Victory in Darkness
The triumphant faith of Nicodemus and Joseph
, by Jessica Granger
After the death of Jesus, in itself a powerful display of the struggle between God and Satan, there’s a fascinating story. Jesus had been arrested, dragged from place to place for trial, tortured, finally crucified, and now hangs dead.
Matthew 26:56 says that during the arrest in the garden, the disciples fled the scene. Judas watched the trial until he realized his mistake and then tried to undo his act of betrayal. John left, but came back to see with the crowd. Peter was on the outskirts until he denied Jesus and went away with a broken heart. They were confused and discouraged.
After Jesus lay in the tomb, Luke 24:21 tells us his disciples were disappointed. They thought the Messiah had come to establish a free kingdom, but now He was dead. Mark 16:14 says the attitude of the disciples was unbelief and hardness of heart. John 20:9 tells us they didn’t remember the times He had told them that He would rise again. The twelve saw their dreams of justice and peace on earth squashed. They were feeling let down, perhaps bitter, and without a purpose anymore. Jesus’ death destroyed their hope. No doubt others felt similarly. But, intriguingly, there were a couple of exceptions.
"And after this Joseph of Arimathaea, being a disciple of Jesus, but secretly for fear of the Jews, besought Pilate that he might take away the body of Jesus: and Pilate gave him leave. He came therefore, and took the body of Jesus."
~ John 19:38“
There was a man named Joseph. He had heard, and most likely seen, Jesus, and he believed. But his faith was weak, and he didn’t want to stand up to the Jews. He believed in secret. Perhaps he had a reputation to lose, or family who would disown him. But now, after Jesus had been crucified and hangs dead, something changed.
Joseph finds the courage to personally ask Pilate for the body of Jesus. His faith and loyalty is no longer hidden. Jesus has been seen and talked about by thousands of people who will question what has happened to His body. Joseph will be named. But he goes right ahead.
In the next verse, we meet another bold character.
"And there came also Nicodemus, which at first came to Jesus by night, and brought a mixture of myrrh and aloes, about an hundred pound weight."
Nicodemus was a seeker; a spiritually learned man, but curious and open hearted. He had some questions for Jesus, and he had come to ask them at night. He too was afraid of being seen with Jesus. But now that Jesus is dead, Nicodemus comes out of the shadows.
Together, he and Joseph prepare the body for burial, each giving up their personal reputation and their treasure. Joseph owns a tomb in the garden – this he prepares instead for Jesus. Nicodemus brings large quantities of costly spices to anoint Jesus with. These men spared nothing of what they could give for Jesus.

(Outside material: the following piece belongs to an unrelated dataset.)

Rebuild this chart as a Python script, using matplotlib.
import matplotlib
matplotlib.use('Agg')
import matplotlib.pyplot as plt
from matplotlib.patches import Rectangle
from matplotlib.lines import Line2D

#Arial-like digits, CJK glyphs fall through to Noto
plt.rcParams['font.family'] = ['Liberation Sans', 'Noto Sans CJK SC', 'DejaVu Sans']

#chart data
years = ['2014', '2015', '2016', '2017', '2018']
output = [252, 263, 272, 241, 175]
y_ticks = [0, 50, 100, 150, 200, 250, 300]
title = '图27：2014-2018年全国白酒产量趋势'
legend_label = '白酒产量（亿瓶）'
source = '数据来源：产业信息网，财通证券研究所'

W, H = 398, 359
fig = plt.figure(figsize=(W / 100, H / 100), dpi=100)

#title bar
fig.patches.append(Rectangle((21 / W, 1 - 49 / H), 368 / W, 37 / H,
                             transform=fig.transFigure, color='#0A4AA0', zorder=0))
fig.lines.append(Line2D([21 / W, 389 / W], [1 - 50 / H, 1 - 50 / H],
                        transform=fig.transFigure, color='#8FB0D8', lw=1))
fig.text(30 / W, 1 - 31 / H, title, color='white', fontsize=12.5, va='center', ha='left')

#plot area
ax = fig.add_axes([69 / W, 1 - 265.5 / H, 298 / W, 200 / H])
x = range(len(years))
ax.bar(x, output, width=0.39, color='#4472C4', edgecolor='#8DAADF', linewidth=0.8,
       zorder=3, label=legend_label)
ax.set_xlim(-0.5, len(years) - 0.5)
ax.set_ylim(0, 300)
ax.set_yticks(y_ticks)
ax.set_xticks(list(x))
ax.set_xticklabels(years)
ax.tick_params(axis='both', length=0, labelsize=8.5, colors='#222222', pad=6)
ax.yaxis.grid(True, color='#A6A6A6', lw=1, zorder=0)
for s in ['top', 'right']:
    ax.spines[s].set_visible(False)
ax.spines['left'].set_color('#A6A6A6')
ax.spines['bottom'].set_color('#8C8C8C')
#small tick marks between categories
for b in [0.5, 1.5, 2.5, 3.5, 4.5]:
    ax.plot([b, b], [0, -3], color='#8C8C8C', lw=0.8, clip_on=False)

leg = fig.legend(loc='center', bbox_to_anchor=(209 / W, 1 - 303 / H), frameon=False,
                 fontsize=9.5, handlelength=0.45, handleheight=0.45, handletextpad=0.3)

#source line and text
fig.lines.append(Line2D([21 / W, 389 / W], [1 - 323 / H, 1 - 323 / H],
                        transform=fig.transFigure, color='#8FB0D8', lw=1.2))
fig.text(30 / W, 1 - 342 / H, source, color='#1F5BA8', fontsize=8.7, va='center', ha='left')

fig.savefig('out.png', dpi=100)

What a contrast we have here! Christ is dead in the grave. Satan is in triumph. If he can stop Jesus from rising, he has succeeded for all of time. The disciples are down, ready to give up and give in. The enemy could almost rejoice in his victory.

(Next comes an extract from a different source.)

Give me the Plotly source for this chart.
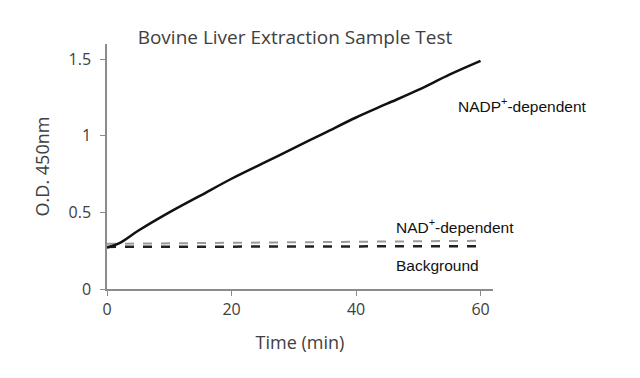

But right in his face are these two men: Joseph and Nicodemus. They have renewed faith, and they act with courage and assurance. They are confident Jesus was the Messiah.
The same thing that stifled the hopes of the disciples established them in the hearts of these men. In the darkest time in history, even though the crowds gave in to disbelief, God was still working. Quietly, in the hearts of a few who were willing, faith triumphed.
"...all things work together for good..."
In the moment when it seemed Satan had won, when Christ was dead in a tomb, when those who had professed all to Him had backslidden, God was able to ignite and solidify faith in the hearts of men. If God did that then, what can He do today?! The times might be troubled and uneasy – perhaps the worst we’ve seen. But our God is a redeemer, and He can bring good out of even awful circumstances in the world around us. May we be the Joseph and Nicodemus’ of today, and take courage in the sure hope and victory God is still providing.
"O death, where is thy sting? O grave, where is thy victory? …But thanks be to God, which giveth us the victory through our Lord Jesus Christ.
Therefore, my beloved brethren, be ye stedfast, unmoveable, always abounding in the work of the Lord, forasmuch as ye know that your labour is not in vain in the Lord."